>> START Source data

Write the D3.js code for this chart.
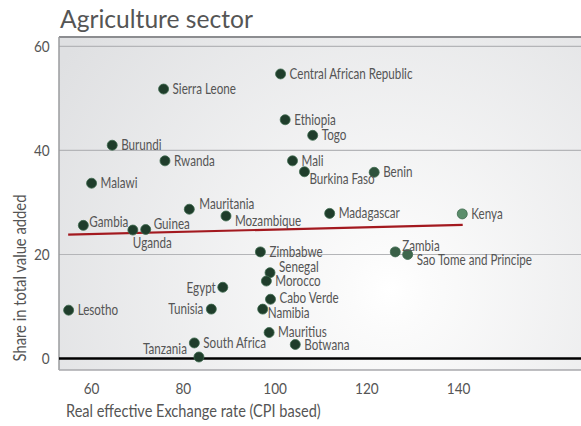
<!DOCTYPE html>
<html>
<head>
<meta charset="utf-8">
<script src="https://cdn.jsdelivr.net/npm/d3@7"></script>
<style>
  body { margin: 0; background: #fff; }
  text { font-family: Lato, "Open Sans", sans-serif; }
</style>
</head>
<body>
<script>
// canvas size
var w = 581;
var h = 426;

// data
var countries = ["Central African Republic", "Sierra Leone", "Ethiopia", "Togo", "Burundi",
    "Rwanda", "Mali", "Burkina Faso", "Benin", "Malawi", "Mauritania", "Mozambique",
    "Madagascar", "Kenya", "Gambia", "Uganda", "Guinea", "Zimbabwe", "Zambia",
    "Sao Tome and Principe", "Senegal", "Morocco", "Egypt", "Cabo Verde", "Tunisia",
    "Namibia", "Lesotho", "Mauritius", "Botwana", "South Africa", "Tanzania"];
var reer = [101.3, 75.8, 102.3, 108.3, 64.6,
    76.1, 103.9, 106.5, 121.7, 60.1, 81.4, 89.4,
    112.0, 140.9, 58.3, 69.1, 71.9, 96.9, 126.3,
    129.0, 99.0, 98.2, 88.7, 99.1, 86.2,
    97.4, 55.1, 98.8, 104.5, 82.5, 83.5];
var agriShare = [54.7, 51.8, 45.9, 42.9, 41.0,
    38.0, 38.0, 35.9, 35.8, 33.7, 28.7, 27.4,
    27.9, 27.8, 25.6, 24.7, 24.8, 20.5, 20.5,
    20.0, 16.5, 14.9, 13.7, 11.4, 9.5,
    9.5, 9.3, 5.0, 2.7, 3.0, 0.3];
// red trend line end points
var trendX = [55, 141];
var trendY = [23.8, 25.7];
var xTicks = [60, 80, 100, 120, 140];
var yTicks = [0, 20, 40, 60];

// label nudges (dx, dy from the dot centre, anchor)
var labelNudge = {
    "Gambia": [6, -3, "start"],
    "Guinea": [8, -6, "start"],
    "Uganda": [0, 13, "start"],
    "Mozambique": [9, 5, "start"],
    "Mauritania": [10, -5, "start"],
    "Burkina Faso": [5, 7, "start"],
    "Zambia": [7, -6, "start"],
    "Sao Tome and Principe": [9, 5, "start"],
    "Senegal": [9, -6, "start"],
    "Egypt": [-7, 1, "end"],
    "Tunisia": [-8, 0, "end"],
    "Namibia": [5, 4, "start"],
    "Cabo Verde": [9, -1, "start"],
    "Mauritius": [9, -1, "start"],
    "Tanzania": [-12, -8, "end"]
};

var plot = {left: 59, top: 37, right: 582, bottom: 370};

var x = d3.scaleLinear().domain([53, 167]).range([plot.left, plot.right]);
var y = d3.scaleLinear().domain([-2.2, 61.8]).range([plot.bottom, plot.top]);
// the dots get lighter towards the right
var dotColor = d3.scaleLinear().domain([115, 141]).range(["#1f3d2b", "#5b8d6b"]).clamp(true);

var svg = d3.select("body").append("svg")
    .attr("width", w)
    .attr("height", h);

// squeeze a text horizontally so it looks like the condensed font of the original
function squeeze(sel, k) {
    sel.each(function() {
        var t = d3.select(this);
        var tx = +t.attr("x") || 0, ty = +t.attr("y") || 0;
        t.attr("x", 0).attr("y", 0)
         .attr("transform", "translate(" + tx + "," + ty + ") scale(" + k + ",1)");
    });
}

// width of a string in a given font size, used to pick the squeeze factor
function textWidth(str, size) {
    var t = svg.append("text").style("font-size", size + "px").text(str);
    var wd = t.node().getComputedTextLength();
    t.remove();
    return wd;
}

var defs = svg.append("defs");
var grad = defs.append("radialGradient")
    .attr("id", "bg")
    .attr("gradientUnits", "userSpaceOnUse")
    .attr("cx", 390).attr("cy", 290).attr("r", 400);
grad.append("stop").attr("offset", 0).attr("stop-color", "#ffffff");
grad.append("stop").attr("offset", 0.1).attr("stop-color", "#fbfbfb");
grad.append("stop").attr("offset", 1).attr("stop-color", "#dfe0e2");

// plot background
svg.append("rect")
    .attr("x", plot.left).attr("y", plot.top)
    .attr("width", plot.right - plot.left).attr("height", plot.bottom - plot.top)
    .attr("fill", "url(#bg)");

// grid lines
svg.append("g")
    .selectAll("line")
    .data(yTicks.filter(function(d) { return d != 0; }))
    .enter().append("line")
    .attr("x1", plot.left).attr("x2", plot.right)
    .attr("y1", function(d) { return y(d); })
    .attr("y2", function(d) { return y(d); })
    .attr("stroke", "#b4b5b8")
    .attr("stroke-width", 1.2);

// frame
svg.append("line").attr("x1", plot.left).attr("x2", plot.right)
    .attr("y1", plot.top).attr("y2", plot.top)
    .attr("stroke", "#8c8d90").attr("stroke-width", 2);
svg.append("line").attr("x1", plot.left).attr("x2", plot.left)
    .attr("y1", plot.top).attr("y2", plot.bottom)
    .attr("stroke", "#9a9b9e").attr("stroke-width", 1.5);
svg.append("line").attr("x1", plot.left).attr("x2", plot.right)
    .attr("y1", plot.bottom).attr("y2", plot.bottom)
    .attr("stroke", "#a8a9ac").attr("stroke-width", 1.5);

// zero line
svg.append("line")
    .attr("x1", plot.left).attr("x2", plot.right)
    .attr("y1", y(0)).attr("y2", y(0))
    .attr("stroke", "#000").attr("stroke-width", 2.5);

// axes (labels only)
var xAxis = svg.append("g")
    .attr("transform", "translate(0," + plot.bottom + ")")
    .call(d3.axisBottom(x).tickValues(xTicks).tickSize(0).tickPadding(13));
var yAxis = svg.append("g")
    .attr("transform", "translate(" + plot.left + ",0)")
    .call(d3.axisLeft(y).tickValues(yTicks).tickSize(0).tickPadding(11));
[xAxis, yAxis].forEach(function(a) {
    a.select(".domain").remove();
    a.selectAll("text")
        .attr("fill", "#555")
        .style("font-size", "16px")
        .style("font-family", "Lato, sans-serif")
        .attr("transform", "scale(0.85,1)");
});

// trend line
svg.append("line")
    .attr("x1", x(trendX[0])).attr("y1", y(trendY[0]))
    .attr("x2", x(trendX[1])).attr("y2", y(trendY[1]))
    .attr("stroke", "#a3191f")
    .attr("stroke-width", 2.2);

var pts = countries.map(function(c, i) { return {name: c, x: reer[i], y: agriShare[i]}; });

// dots
svg.append("g")
    .selectAll("circle")
    .data(pts)
    .enter().append("circle")
    .attr("cx", function(d) { return x(d.x); })
    .attr("cy", function(d) { return y(d.y); })
    .attr("r", 5)
    .attr("fill", function(d) { return dotColor(d.x); })
    .attr("stroke", "#3e6a4e")
    .attr("stroke-width", 0.8);

// dot labels, "Central African Republic" is about 123px wide in the original
var labelSize = 14.5;
var labelK = 123 / textWidth("Central African Republic", labelSize);

var labels = svg.append("g")
    .selectAll("text")
    .data(pts)
    .enter().append("text")
    .attr("x", function(d) {
        var n = labelNudge[d.name] || [9, 0, "start"];
        return x(d.x) + n[0];
    })
    .attr("y", function(d) {
        var n = labelNudge[d.name] || [9, 0, "start"];
        return y(d.y) + n[1];
    })
    .attr("dy", "0.35em")
    .attr("text-anchor", function(d) { return (labelNudge[d.name] || [9, 0, "start"])[2]; })
    .attr("fill", "#555")
    .style("font-size", labelSize + "px")
    .text(function(d) { return d.name; });
squeeze(labels, labelK);

// title, about 193px wide
var title = svg.append("text")
    .attr("x", 60).attr("y", 28)
    .attr("fill", "#555")
    .style("font-size", "25px")
    .text("Agriculture sector");
squeeze(title, 193 / textWidth("Agriculture sector", 25));

// axis titles
var xTitle = svg.append("text")
    .attr("x", 66).attr("y", 417)
    .attr("fill", "#555")
    .style("font-size", "17px")
    .text("Real effective Exchange rate (CPI based)");
squeeze(xTitle, 255 / textWidth("Real effective Exchange rate (CPI based)", 17));

var yK = 167 / textWidth("Share in total value added", 17);
svg.append("text")
    .attr("transform", "translate(26,278) rotate(-90) scale(" + yK + ",1)")
    .attr("text-anchor", "middle")
    .attr("fill", "#555")
    .style("font-size", "17px")
    .text("Share in total value added");
</script>
</body>
</html>
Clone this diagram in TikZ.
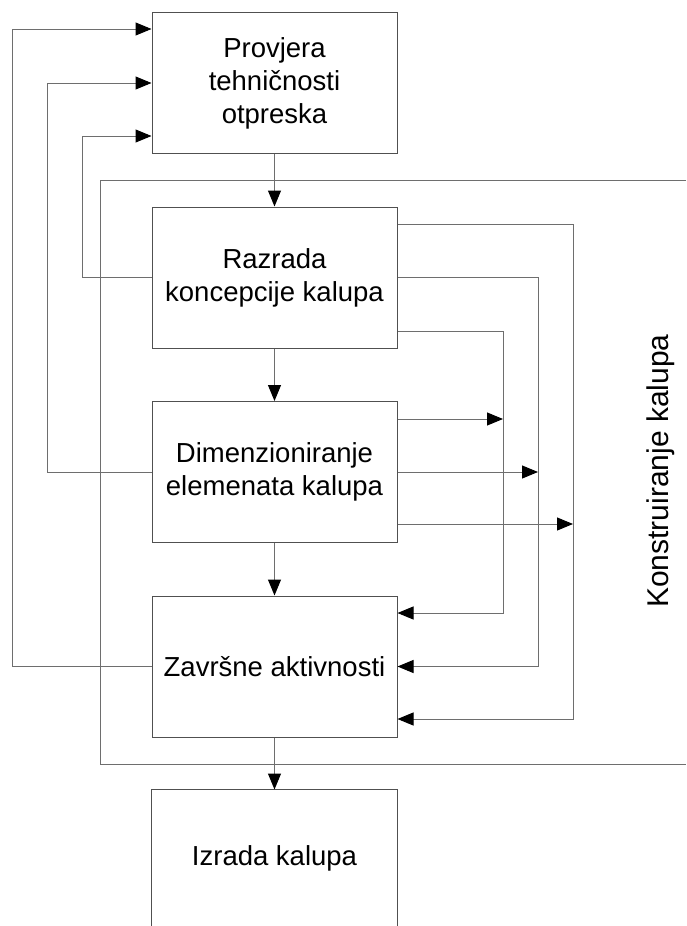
\documentclass[tikz,border=0pt]{standalone}
\usepackage{fontspec}
\setmainfont{Liberation Sans}
\usetikzlibrary{arrows.meta,calc}
\definecolor{boxc}{RGB}{80,80,80}
\definecolor{linec}{RGB}{110,110,110}
\begin{document}
\begin{tikzpicture}[x=1pt,y=-1pt,
  stepbox/.style={draw=boxc,line width=1pt,minimum width=245pt,minimum height=141pt,
    align=center,inner sep=0pt,font=\fontsize{27.5}{33}\selectfont},
  conn/.style={draw=linec,line width=1pt},
  arr/.style={conn,-{Triangle[length=16pt,width=13pt,fill=black,color=black]}}]
\useasboundingbox (0,0) rectangle (686,926);
\fill[white] (0,0) rectangle (686,926);
% frame
\draw[conn] (686,180) -- (100,180) -- (100,764) -- (686,764);
% boxes
\node[stepbox,fill=white] (b1) at (274.5,83) {Provjera\\tehničnosti\\otpreska};
\node[stepbox,fill=white] (b2) at (274.5,277.5) {Razrada\\koncepcije kalupa};
\node[stepbox,fill=white] (b3) at (274.5,472) {Dimenzioniranje\\elemenata kalupa};
\node[stepbox,fill=white] (b4) at (274.5,666.5) {Završne aktivnosti};
\node[stepbox,draw=none,minimum height=136pt] (b5) at (274.5,858) {Izrada kalupa};
\draw[draw=boxc,line width=1pt] (b5.south west) -- (b5.north west) -- (b5.north east) -- (b5.south east);
% label
\node[rotate=90,font=\fontsize{30}{34}\selectfont] (lab) at (661,471) {Konstruiranje kalupa};
% main flow
\draw[arr] (b1.south) -- (b2.north);
\draw[arr] (b2.south) -- (b3.north);
\draw[arr] (b3.south) -- (b4.north);
\draw[arr] (b4.south) -- (b5.north);
% feedback to b1
\draw[arr] (b4.west) -- (12,666.5) |- ([yshift=54pt]b1.west);
\draw[arr] (b3.west) -- (47,472) |- (b1.west);
\draw[arr] (b2.west) -- (82,277.5) |- ([yshift=-53pt]b1.west);
% b2 to b4
\draw[arr] ([yshift=53.5pt]b2.east) -- (573,224) |- ([yshift=-52.5pt]b4.east);
\draw[arr] (b2.east) -- (538,277.5) |- (b4.east);
\draw[arr] ([yshift=-53.5pt]b2.east) -- (503,331) |- ([yshift=53.5pt]b4.east);
% b3 to vertical lines
\coordinate (v1) at (503,419);
\coordinate (v2) at (538,472);
\coordinate (v3) at (573,524);
\draw[arr] ([yshift=53pt]b3.east) -- (v1);
\draw[arr] (b3.east) -- (v2);
\draw[arr] ([yshift=-52pt]b3.east) -- (v3);
\end{tikzpicture}
\end{document}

>> END Source data

### Written request
Skip the pictures, please, and transcribe only the lines from the beginning of the material through the one that contains "var h = 426;".

### Exercise response
Write the D3.js code for this chart.
<!DOCTYPE html>
<html>
<head>
<meta charset="utf-8">
<script src="https://cdn.jsdelivr.net/npm/d3@7"></script>
<style>
  body { margin: 0; background: #fff; }
  text { font-family: Lato, "Open Sans", sans-serif; }
</style>
</head>
<body>
<script>
// canvas size
var w = 581;
var h = 426;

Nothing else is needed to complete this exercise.